We find the trial court did err in directing the verdict in favor of all of the defendants on plaintiffs second count, based upon the same state of facts as the count upon which the plaintiff prevailed. The essence of the tort count is that the failure of the defendant directors to collect the assessments was willful and wanton; and that the actions would increase the benefits to themselves at the expense of the association.

There are two pertinent cases which were not cited by any of the parties but which the writer’s office has located. The first is B & J Holding Corporation v. Weiss, 353 So.2d 141 (Fla. 3d DCA 1977), wherein the appellate court found that similar allegations, together with others, did not constitute a willful, independent tort which was separate from an action for breach of contract which would support punitive damages. The court, however, also said:

Next, defendants Sternberg, Okun and Halpern contend the court erred in instructing the jury that it could find them personally liable, as initial officers and directors of the condominium association, for B & J’s failure to make the maintenance payments for the unsold units to the association.
In support of their contention, defendants cite to 7 FlaJur. Contracts § 305 (1956):
Ҥ 305. Liability for Corporate Acts, Debts, and Contracts.
“The directors or officers of a corporation are not liable for corporate acts and debts simply by reason of their official relation to the corporation; they are merely the agents of the corporation and on principle should no more be held liable therefore than any other agent should be held for the acts and debts of his principal ...”
Although we do not take issue with the above principle of law, we nevertheless find it inapplicable here as the defendants are not being held liable in their capacity as principal officers of B & J, but rather as the condominium association’s initial directors and officers who deliberately failed to collect the maintenance payments due the association from B & J as owner of the unsold units. We hold that where an officer and director of a corporation occupies a quasi-fiduciary relationship toward the corporation and its stockholders and is bound to act with fidelity and the utmost faith, he (or she) in accepting the office impliedly agrees and undertakes to give the corporation the benefit of his (or her) best care and judgment and to exercise his (or her) powers in the interest of the corporation and the stockholders; officers and directors are liable for damages to the corporation which results from a breach of their trust on the common law rule of the responsibility of an agent for injury to his principal. See Flight Equipment & Engineering Corp. v. Shelton, 103 So.2d 615 (Fla.1958) and 7 Fla.Jur. Corporations §§ 229-300 (1956) and cases cited therein. Thus, we conclude the personal liability instruction was correct and the evidence was sufficient to support the verdict holding defendants personally liable.

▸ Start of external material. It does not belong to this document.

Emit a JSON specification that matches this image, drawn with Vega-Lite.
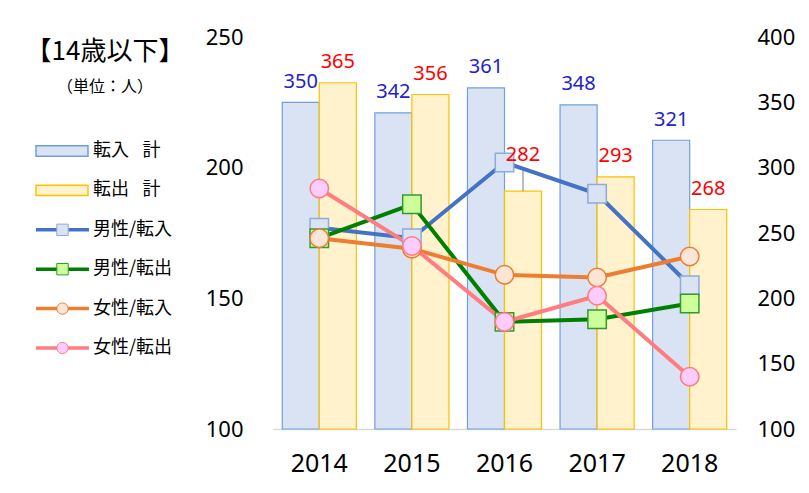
{
  "$schema": "https://vega.github.io/schema/vega-lite/v6.json",
  "background": "white",
  "padding": {"left": 25, "top": 26, "right": 5, "bottom": 5},
  "spacing": 93,
  "bounds": "flush",
  "config": {
    "view": {"stroke": null},
    "font": "Noto Sans CJK JP",
    "axis": {"labelFont": "Noto Sans", "labelColor": "#000000", "grid": false, "ticks": false, "tickSize": 0, "domain": false, "title": null}
  },
  "hconcat": [
    {
      "width": 150,
      "height": 392,
      "title": {
        "text": "【14歳以下】",
        "subtitle": "（単位：人）",
        "anchor": "middle",
        "frame": "group",
        "font": "Noto Sans CJK JP",
        "fontSize": 26,
        "fontWeight": "normal",
        "color": "#000000",
        "subtitleFont": "Noto Sans CJK JP",
        "subtitleFontSize": 16,
        "subtitleColor": "#000000",
        "subtitlePadding": 14,
        "offset": -58
      },
      "data": {"values": [
        {"series": "転入\u2002\u2005計", "kind": "bar"},
        {"series": "転出\u2002\u2005計", "kind": "bar"},
        {"series": "男性/転入", "kind": "line"},
        {"series": "男性/転出", "kind": "line"},
        {"series": "女性/転入", "kind": "line"},
        {"series": "女性/転出", "kind": "line"}
      ]},
      "encoding": {
        "y": {"field": "series", "type": "nominal", "axis": null,
          "scale": {"type": "point", "padding": 0, "range": [114, 311], "domain": ["転入\u2002\u2005計", "転出\u2002\u2005計", "男性/転入", "男性/転出", "女性/転入", "女性/転出"]}}
      },
      "layer": [
        {
          "transform": [{"filter": "datum.kind === 'line'"}],
          "mark": {"type": "rule", "strokeWidth": 3.5},
          "encoding": {
            "x": {"datum": 0.04, "type": "quantitative", "scale": {"domain": [0, 1]}, "axis": null},
            "x2": {"datum": 0.393},
            "color": {"field": "series", "type": "nominal", "legend": null,
              "scale": {"domain": ["男性/転入", "男性/転出", "女性/転入", "女性/転出"], "range": ["#4472C4", "#008000", "#ED7D31", "#FF7C80"]}}
          }
        },
        {
          "transform": [{"filter": "datum.kind === 'bar'"}],
          "mark": {"type": "point", "filled": true, "opacity": 1, "shape": "M-1,-0.2H1V0.2H-1Z", "size": 2704, "strokeWidth": 1.5},
          "encoding": {
            "x": {"datum": 0.2133, "type": "quantitative", "scale": {"domain": [0, 1]}, "axis": null},
            "fill": {"field": "series", "type": "nominal", "legend": null,
              "scale": {"domain": ["転入\u2002\u2005計", "転出\u2002\u2005計", "男性/転入", "男性/転出", "女性/転入", "女性/転出"], "range": ["#DAE3F3", "#FFF2CC", "#DAE3F3", "#CCFF99", "#FBE5D6", "#FFCCFF"]}},
            "stroke": {"field": "series", "type": "nominal", "legend": null,
              "scale": {"domain": ["転入\u2002\u2005計", "転出\u2002\u2005計", "男性/転入", "男性/転出", "女性/転入", "女性/転出"], "range": ["#6FA0DC", "#FFC000", "#8FAADC", "#339933", "#ED7D31", "#FF7C80"]}}
          }
        },
        {
          "transform": [{"filter": "datum.kind === 'line'"}],
          "mark": {"type": "point", "filled": true, "opacity": 1, "size": 130, "strokeWidth": 1},
          "encoding": {
            "x": {"datum": 0.2167, "type": "quantitative", "scale": {"domain": [0, 1]}, "axis": null},
            "shape": {"field": "series", "type": "nominal", "legend": null,
              "scale": {"domain": ["男性/転入", "男性/転出", "女性/転入", "女性/転出"], "range": ["square", "square", "circle", "circle"]}},
            "fill": {"field": "series", "type": "nominal", "legend": null,
              "scale": {"domain": ["転入\u2002\u2005計", "転出\u2002\u2005計", "男性/転入", "男性/転出", "女性/転入", "女性/転出"], "range": ["#DAE3F3", "#FFF2CC", "#DAE3F3", "#CCFF99", "#FBE5D6", "#FFCCFF"]}},
            "stroke": {"field": "series", "type": "nominal", "legend": null,
              "scale": {"domain": ["転入\u2002\u2005計", "転出\u2002\u2005計", "男性/転入", "男性/転出", "女性/転入", "女性/転出"], "range": ["#6FA0DC", "#FFC000", "#8FAADC", "#339933", "#ED7D31", "#FF7C80"]}}
          }
        },
        {
          "mark": {"type": "text", "align": "left", "baseline": "middle", "fontSize": 18, "font": "Noto Sans CJK JP", "color": "#000000"},
          "encoding": {
            "x": {"datum": 0.42, "type": "quantitative", "scale": {"domain": [0, 1]}, "axis": null},
            "text": {"field": "series"}
          }
        }
      ]
    },
    {
      "width": 463,
      "height": 392,
      "data": {"values": [
        {"year": "2014", "series": "転入\u2002\u2005計", "kind": "bar", "value": 350},
        {"year": "2015", "series": "転入\u2002\u2005計", "kind": "bar", "value": 342},
        {"year": "2016", "series": "転入\u2002\u2005計", "kind": "bar", "value": 361},
        {"year": "2017", "series": "転入\u2002\u2005計", "kind": "bar", "value": 348},
        {"year": "2018", "series": "転入\u2002\u2005計", "kind": "bar", "value": 321},
        {"year": "2014", "series": "転出\u2002\u2005計", "kind": "bar", "value": 365},
        {"year": "2015", "series": "転出\u2002\u2005計", "kind": "bar", "value": 356},
        {"year": "2016", "series": "転出\u2002\u2005計", "kind": "bar", "value": 282},
        {"year": "2017", "series": "転出\u2002\u2005計", "kind": "bar", "value": 293},
        {"year": "2018", "series": "転出\u2002\u2005計", "kind": "bar", "value": 268},
        {"year": "2014", "series": "男性/転入", "kind": "line", "value": 177},
        {"year": "2015", "series": "男性/転入", "kind": "line", "value": 173},
        {"year": "2016", "series": "男性/転入", "kind": "line", "value": 202},
        {"year": "2017", "series": "男性/転入", "kind": "line", "value": 190},
        {"year": "2018", "series": "男性/転入", "kind": "line", "value": 155},
        {"year": "2014", "series": "男性/転出", "kind": "line", "value": 173},
        {"year": "2015", "series": "男性/転出", "kind": "line", "value": 186},
        {"year": "2016", "series": "男性/転出", "kind": "line", "value": 141},
        {"year": "2017", "series": "男性/転出", "kind": "line", "value": 142},
        {"year": "2018", "series": "男性/転出", "kind": "line", "value": 148},
        {"year": "2014", "series": "女性/転入", "kind": "line", "value": 173},
        {"year": "2015", "series": "女性/転入", "kind": "line", "value": 169},
        {"year": "2016", "series": "女性/転入", "kind": "line", "value": 159},
        {"year": "2017", "series": "女性/転入", "kind": "line", "value": 158},
        {"year": "2018", "series": "女性/転入", "kind": "line", "value": 166},
        {"year": "2014", "series": "女性/転出", "kind": "line", "value": 192},
        {"year": "2015", "series": "女性/転出", "kind": "line", "value": 170},
        {"year": "2016", "series": "女性/転出", "kind": "line", "value": 141},
        {"year": "2017", "series": "女性/転出", "kind": "line", "value": 151},
        {"year": "2018", "series": "女性/転出", "kind": "line", "value": 120}
      ]},
      "encoding": {
        "x": {"field": "year", "type": "ordinal",
          "scale": {"paddingInner": 0.2, "paddingOuter": 0.1},
          "axis": {"labelAngle": 0, "labelFontSize": 25, "labelPadding": 22, "domain": true, "domainColor": "#D9D9D9", "domainWidth": 1.5, "ticks": false, "title": null}}
      },
      "layer": [
        {
          "transform": [{"filter": "datum.kind === 'bar'"}],
          "encoding": {
            "y": {"field": "value", "type": "quantitative",
              "scale": {"domain": [100, 400], "zero": false, "nice": false},
              "axis": {"orient": "right", "values": [100, 150, 200, 250, 300, 350, 400], "labelFontSize": 22, "labelPadding": 21, "title": null}},
            "xOffset": {"field": "series", "type": "nominal", "scale": {"domain": ["転入\u2002\u2005計", "転出\u2002\u2005計"], "paddingInner": 0, "paddingOuter": 0}}
          },
          "layer": [
            {
              "mark": {"type": "bar", "strokeWidth": 1.2},
              "encoding": {
                "y2": {"datum": 100},
                "fill": {"field": "series", "type": "nominal", "legend": null,
                  "scale": {"domain": ["転入\u2002\u2005計", "転出\u2002\u2005計", "男性/転入", "男性/転出", "女性/転入", "女性/転出"], "range": ["#DAE3F3", "#FFF2CC", "#DAE3F3", "#CCFF99", "#FBE5D6", "#FFCCFF"]}},
                "stroke": {"field": "series", "type": "nominal", "legend": null,
                  "scale": {"domain": ["転入\u2002\u2005計", "転出\u2002\u2005計", "男性/転入", "男性/転出", "女性/転入", "女性/転出"], "range": ["#6FA0DC", "#FFC000", "#8FAADC", "#339933", "#ED7D31", "#FF7C80"]}}
              }
            },
            {
              "transform": [{"filter": "datum.year === '2016' && datum.kind === 'bar' && datum.value === 282"}],
              "mark": {"type": "rule", "color": "#A6A6A6", "strokeWidth": 1.5},
              "encoding": {"y2": {"datum": 300}}
            }
          ]
        },
        {
          "transform": [{"filter": "datum.kind === 'line'"}],
          "encoding": {
            "y": {"field": "value", "type": "quantitative",
              "scale": {"domain": [100, 250], "zero": false, "nice": false},
              "axis": {"orient": "left", "values": [100, 150, 200, 250], "labelFontSize": 22, "labelPadding": 30, "title": null}}
          },
          "layer": [
            {
              "mark": {"type": "line", "strokeWidth": 4},
              "encoding": {
                "color": {"field": "series", "type": "nominal", "legend": null,
                  "scale": {"domain": ["男性/転入", "男性/転出", "女性/転入", "女性/転出"], "range": ["#4472C4", "#008000", "#ED7D31", "#FF7C80"]}}
              }
            },
            {
              "mark": {"type": "point", "filled": true, "opacity": 1, "size": 340, "strokeWidth": 1.5},
              "encoding": {
                "shape": {"field": "series", "type": "nominal", "legend": null,
                  "scale": {"domain": ["男性/転入", "男性/転出", "女性/転入", "女性/転出"], "range": ["square", "square", "circle", "circle"]}},
                "fill": {"field": "series", "type": "nominal", "legend": null,
                  "scale": {"domain": ["転入\u2002\u2005計", "転出\u2002\u2005計", "男性/転入", "男性/転出", "女性/転入", "女性/転出"], "range": ["#DAE3F3", "#FFF2CC", "#DAE3F3", "#CCFF99", "#FBE5D6", "#FFCCFF"]}},
                "stroke": {"field": "series", "type": "nominal", "legend": null,
                  "scale": {"domain": ["転入\u2002\u2005計", "転出\u2002\u2005計", "男性/転入", "男性/転出", "女性/転入", "女性/転出"], "range": ["#6FA0DC", "#FFC000", "#8FAADC", "#339933", "#ED7D31", "#FF7C80"]}}
              }
            }
          ]
        },
        {
          "transform": [{"filter": "datum.kind === 'bar'"}],
          "encoding": {
            "y": {"field": "value", "type": "quantitative", "scale": {"domain": [100, 400], "zero": false, "nice": false}, "axis": null},
            "xOffset": {"field": "series", "type": "nominal", "scale": {"domain": ["転入\u2002\u2005計", "転出\u2002\u2005計"], "paddingInner": 0, "paddingOuter": 0}},
            "text": {"field": "value", "type": "quantitative"},
            "color": {"condition": {"test": "indexof(datum.series, '転入') === 0", "value": "#2222CC"}, "value": "#FF0000"}
          },
          "layer": [
            {
              "transform": [{"filter": "!(datum.year === '2016' && datum.value === 282)"}],
              "mark": {"type": "text", "font": "Noto Sans", "fontSize": 20, "baseline": "alphabetic", "dy": -14.5}
            },
            {
              "transform": [{"filter": "datum.year === '2016' && datum.value === 282"}],
              "mark": {"type": "text", "font": "Noto Sans", "fontSize": 20, "baseline": "alphabetic", "dy": -30.5}
            }
          ]
        }
      ],
      "resolve": {"scale": {"y": "independent"}, "axis": {"y": "independent"}}
    }
  ]
}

Id. at 143 (footnote omitted). See also Olympian West Condominium Association, Inc. v. Kramer, 427 So.2d 1039 (Fla. 3d DCA 1983), which discussed B & J Holding Corp. as a case “in which the directors failed to comply with the duty to collect assessments imposed by the condominium law, Section 718.111(6), Florida Statutes (1981)....” Mat 1039.

We find no legitimate basis for the plaintiff to separate its complaint into two counts, and to call Count I “Ch. 718, F.S.” and Count II “Tort.” The essence of Count I is to list the provisions of Chapter 718, Florida Statutes (1983) which the board of directors purportedly violated, and to seek relief against them. Count II dresses up the same allegations in the garb of fiduciary duty and lays it at the feet of the board and of the officers, adding the claim for punitive damages, which claim the trial court appropriately removed from the jury’s consideration.

*454Our view, albeit hindsight, is that the trial court should consider all of the complaint as one count, alleging the breach of a duty imposed by board membership and corporate office. Had it previously done so, it would have not directed a verdict in favor of any of the defendants. That Amy Steele was “only” an officer, not a member of the board, does not absolve her from her duty. B & J Holding Corp. makes that clear, unless it could be determined as a matter of law that Ms. Steele had not been an officer of the association at times pertinent.

The verdict in this case is anomalous. One of the directors, Roseanne Vaughn, was found by the jury to have breached her duty as a director but not liable for any damages. Perhaps that supports the trial court’s ordering of a new trial, if it suggests the jury wished to nail Mr. Donner to the wall. It does not, however, explain why Mr. Kanter was tarred with the brush used on Mr. Donner, although the same lawyer represented both.

Ill

There is one additional error, in our opinion; namely the failure to strike one of the affirmative defenses raised by the defendants that of “guaranteed maintenance.” Section 718.116(8)(b), Florida Statutes (1983), permits excusing a developer from paying his share of common expenses if he guaranteed, in specified writings, to each purchaser, that maintenance fees would not rise above a specified amount, but rises would be underwritten by the developer, for a specified period of time.

Appellee claims the Declaration of Condominium provided a basis for such an excuse of the developer. Page four of the condominium declaration tracks the statutory language, saying if the developer makes the appropriate guarantee he will be excused from paying his share of the common expenses. The declaration does not say the developer made such a guarantee. The appellants call attention to the contract of sale which was in fact used in selling the units. This contract contains language stating that the seller will share in the common expenses as provided in the declaration, and will be excused for four months following the first unit sale/purchase. The contract goes on to say the purchaser understands the amount of the monthly common expenses is an estimate and is not guaranteed. As appellants point out, section 718.116(8)(a), Florida Statutes (1983), permits a four months’ grace period. The contract must be referring to that, as there is clearly no guaranteed limit on maintenance fees. On remand for new trial, this defense should therefore not be allowed. On the other hand, no claim should be allowed for developer payment of maintenance fees for the grace period.

DELL, J., concurs in conclusion only. STONE, J., concurs specially with opinion.